Ni « laxiste », ni « ultra-répressif », le garde des Sceaux Eric Dupond-Moretti défend une justice proche des citoyens, dessinant quelques priorités, de la lutte contre les violences conjugales à la fermeté face au terrorisme, des réformes du parquet et de la justice des mineurs, dans un entretien au JDD.
En 600 jours, il ne pourra pas tout faire, alors il ira « à l’instinct », avec « des idées » et la conscience d’un homme qui « doit tout à la République »: « Comme avocat, j’ai toujours défendu des hommes, pas des causes. Cette fois encore, j’y suis allé pour l’homme », dit-il pour expliquer pourquoi il a troqué à 59 ans la robe d’avocat pour la cravate du ministre.
Son arrivée place Vendôme a suscité autant de surprise que d’inquiétude voire de défiance au sein de la magistrature et parmi les associations féministes, échaudées par ses critiques du mouvement #MeToo.
D’emblée il démine: « Je veux que les hommes suspectés de violences conjugales, s’ils ne sont pas déférés, soient convoqués par le procureur et reçoivent un avertissement judiciaire solennel ».
« On m’a déjà dit que ça pourrait heurter la présomption d’innocence : j’ai montré les dents… Il ne s’agit pas d’une condamnation; c’est le moyen de montrer à un homme que la justice est attentive et qu’elle ne laisse rien passer », assène-t-il.
« J’entends déjà que certains me caricaturent en laxiste qui veut vider les prisons, d’autres en ultra-répressif qui veut les remplir. Je ne serai ni l’un ni l’autre », répète-t-il.
L’ancien ogre du barreau connaît l’immense « besoin de moyens » des tribunaux et affirme avoir obtenu des assurances pour le budget 2021 qui « va accroître le rythme des créations de postes pour la Justice ».
Sur le terrorisme, alors que le Sénat va bientôt examiner un texte controversé prévoyant des « mesures de sûreté » pour les condamnés à l’issue de leur peine, il confesse que sa « réflexion a évolué ».
« J’ai toujours été opposé à la rétention de sûreté telle que l’envisageait le président Sarkozy, parce qu’elle envoyait en prison des individus non pour ce qu’ils avaient fait mais pour ce qu’ils seraient susceptibles de faire dans l’avenir », dit-il.
Mais il se dit « totalement favorable » à l’imposition du port du bracelet électronique « pour des gens qui ont été condamnés pour des faits de terrorisme », des personnes qui « de toute façon » seraient « surveillées par nos services de renseignement ».
S’il est toujours en faveur du rapatriement des femmes et des enfants retenus en Syrie, il se retranche derrière sa loyauté à un gouvernement qui « défend l’idée que ces prisonniers doivent être jugés là où ils ont commis leurs actes et qui examine au cas par cas la situation des mineurs pour leur rapatriement ».

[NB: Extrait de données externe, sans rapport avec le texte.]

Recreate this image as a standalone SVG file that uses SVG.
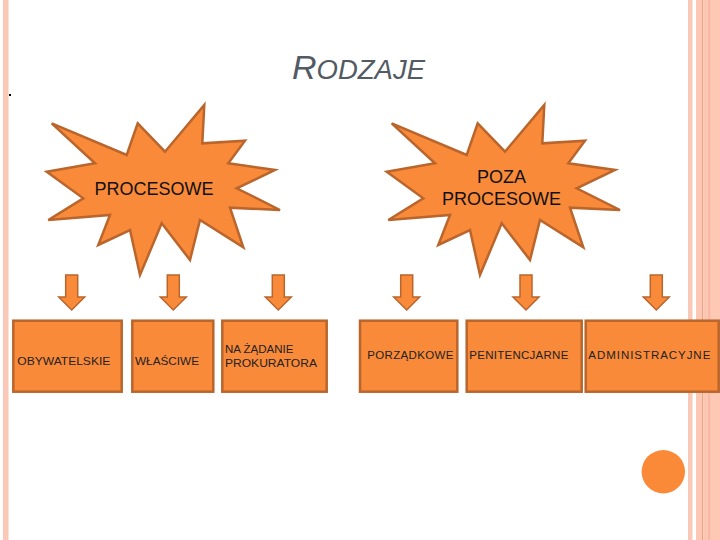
<svg xmlns="http://www.w3.org/2000/svg" width="720" height="540" viewBox="0 0 720 540">
<defs>
<style>
.star{fill:#f98a3a;stroke:#b9652c;stroke-width:2.5;stroke-linejoin:miter}
.box{fill:#f98a3a;stroke:#b9652c;stroke-width:2.5}
.arr{fill:#f98a3a;stroke:#b9652c;stroke-width:1.5}
.lbl{font-family:"Liberation Sans",Arial,sans-serif;fill:#111}
.sm{font-size:11.5px;fill:#222}
.big{font-size:18px}
.title{font-family:"Liberation Sans",Arial,sans-serif;font-style:italic;fill:#525a64}
</style>
<polygon id="starshape" points="51.7,123.3 126.7,155 137.7,123.3 165,151.7 204.3,105 202.3,143.3 245,140.7 228.3,163.3 275,170 236.7,188.3 280,210 230,207.7 243.3,247.3 200,220 190,260 161.7,223.3 140,275 130,230 98.3,245 110,215 48.3,220 83.3,198.3 46.7,171.7 95,163.3"/>
<path id="down" d="M-6,0 H6 V22 H13 L0,35 L-13,22 H-6 Z"/>
</defs>
<rect width="720" height="540" fill="#ffffff"/>
<!-- borders -->
<rect x="3" y="0" width="5.5" height="540" fill="#f9c8b6"/>
<rect x="688" y="0" width="4.5" height="540" fill="#f9c8b6"/>
<rect x="696" y="0" width="6" height="540" fill="#fcc8b5"/>
<rect x="702" y="0" width="1.3" height="540" fill="#eea383"/>
<rect x="703.3" y="0" width="4" height="540" fill="#fdc6b1"/>
<rect x="707.3" y="0" width="3.5" height="540" fill="#f7b9a5"/>
<rect x="710.8" y="0" width="9.2" height="540" fill="#fdc8b4"/>
<rect x="9" y="94" width="2" height="2" fill="#000"/>
<!-- title -->
<g id="title">
<text class="title" x="292" y="79"><tspan font-size="34">R</tspan><tspan font-size="27.5">ODZAJE</tspan></text>
</g>
<!-- stars -->
<g id="star-procesowe">
<use href="#starshape" class="star"/>
<text class="lbl big" x="154" y="195" text-anchor="middle">PROCESOWE</text>
</g>
<g id="star-poza">
<use href="#starshape" class="star" transform="translate(340,0)"/>
<text class="lbl big" x="501.5" y="183" text-anchor="middle">POZA</text>
<text class="lbl big" x="501.5" y="205" text-anchor="middle">PROCESOWE</text>
</g>
<!-- connectors -->
<g id="connectors">
<use href="#down" class="arr" transform="translate(71.7,275)"/>
<use href="#down" class="arr" transform="translate(173.3,275)"/>
<use href="#down" class="arr" transform="translate(278.3,275)"/>
<use href="#down" class="arr" transform="translate(406.7,275)"/>
<use href="#down" class="arr" transform="translate(526,275)"/>
<use href="#down" class="arr" transform="translate(656.3,275)"/>
</g>
<!-- boxes -->
<g id="box-obywatelskie">
<rect class="box" x="13.3" y="320.7" width="108.4" height="71"/>
<text class="lbl sm" x="17.3" y="364.5" textLength="93" lengthAdjust="spacingAndGlyphs">OBYWATELSKIE</text>
</g>
<g id="box-wlasciwe">
<rect class="box" x="132.3" y="320.7" width="81" height="71"/>
<text class="lbl sm" x="135" y="364.5" textLength="64" lengthAdjust="spacingAndGlyphs">WŁAŚCIWE</text>
</g>
<g id="box-prokuratora">
<rect class="box" x="222.3" y="320.7" width="104.4" height="71"/>
<text class="lbl sm" x="225" y="352.7">NA ŻĄDANIE</text>
<text class="lbl sm" x="225" y="366.7" textLength="92" lengthAdjust="spacingAndGlyphs">PROKURATORA</text>
</g>
<g id="box-porzadkowe">
<rect class="box" x="360" y="320.7" width="97.3" height="71"/>
<text class="lbl sm" x="367.3" y="359" textLength="86" lengthAdjust="spacing">PORZĄDKOWE</text>
</g>
<g id="box-penitencjarne">
<rect class="box" x="466.7" y="320.7" width="115" height="71"/>
<text class="lbl sm" x="469.3" y="358.5" textLength="99" lengthAdjust="spacing">PENITENCJARNE</text>
</g>
<g id="box-administracyjne">
<rect class="box" x="585.7" y="320.7" width="133" height="71"/>
<text class="lbl sm" x="588.3" y="359" textLength="122" lengthAdjust="spacing">ADMINISTRACYJNE</text>
</g>
<circle cx="663.3" cy="471.7" r="21.7" fill="#fb8a38"/>
</svg>
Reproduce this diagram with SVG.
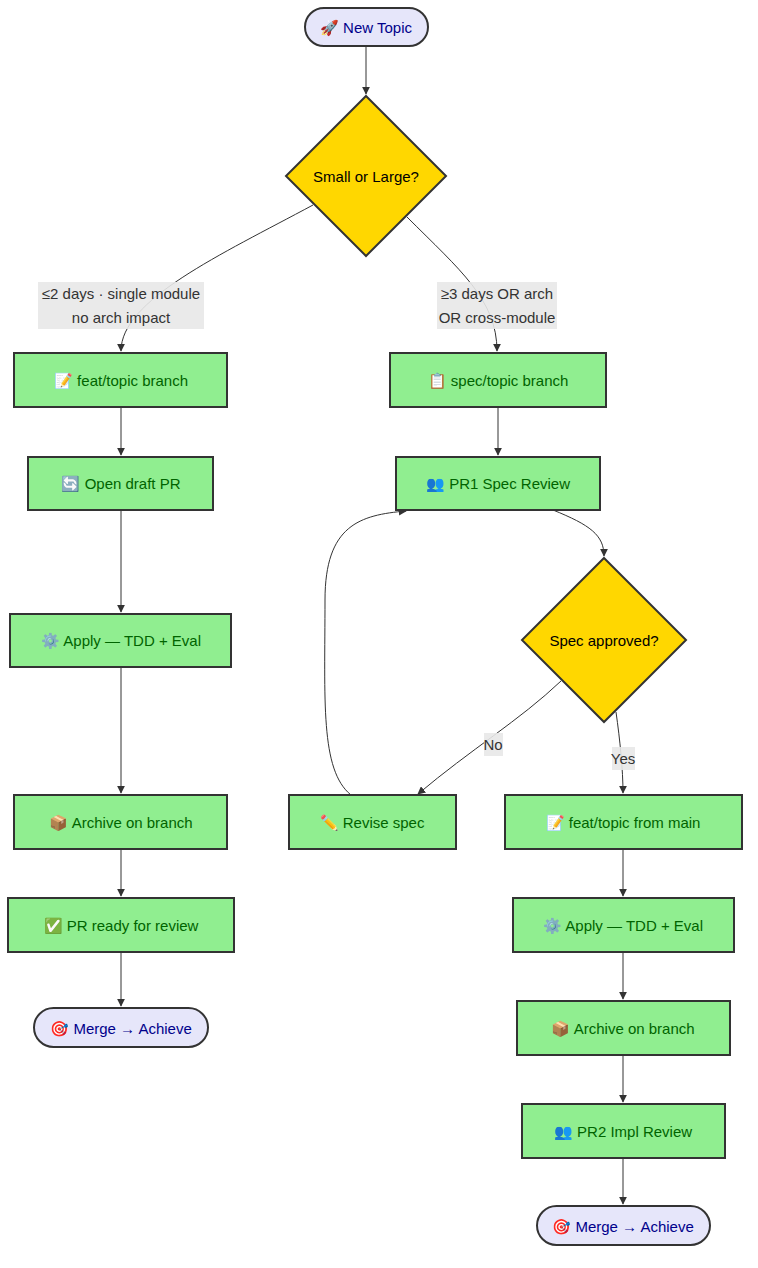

Les réformes qui lui tiennent à coeur et qu’il s’engage à mener restent celles du parquet – il veut voir les procureurs nommés, comme les juges, sur « avis conforme » du Conseil supérieur de la magistrature (CSM): « je veux graver cette règle dans le marbre de la Constitution » – et de la justice des mineurs qu’il veut « plus rapide et plus efficace ».
Sans promettre de révolution, il rappelle que « la justice est au service du justiciable, non l’inverse » et propose que parfois, le juge se déplace « plutôt que le justiciable ».
« Droit-de-l’hommiste » assumé, il entend aussi améliorer le quotidien des détenus « qui doivent sortir (de prison) moins mauvais qu’ils n’y sont entrés » et propose de généraliser l’existence de « délégués qui, parmi les prisonniers, signalent les difficultés, les carences ».
Comme ministre, il s’interdira « toute intervention » dans des affaires particulières mais défend le principe de remontées d’informations.
Il s’est par ailleurs engagé à « rendre publiques » les conclusions de l’Inspection générale de la Justice, saisie concernant une enquête liée à l’ancien président Nicolas Sarkozy, ayant visé des avocats et magistrats – dans laquelle les fadettes de plusieurs avocats dont celles d’Eric Dupond-Moretti ont été scrutées.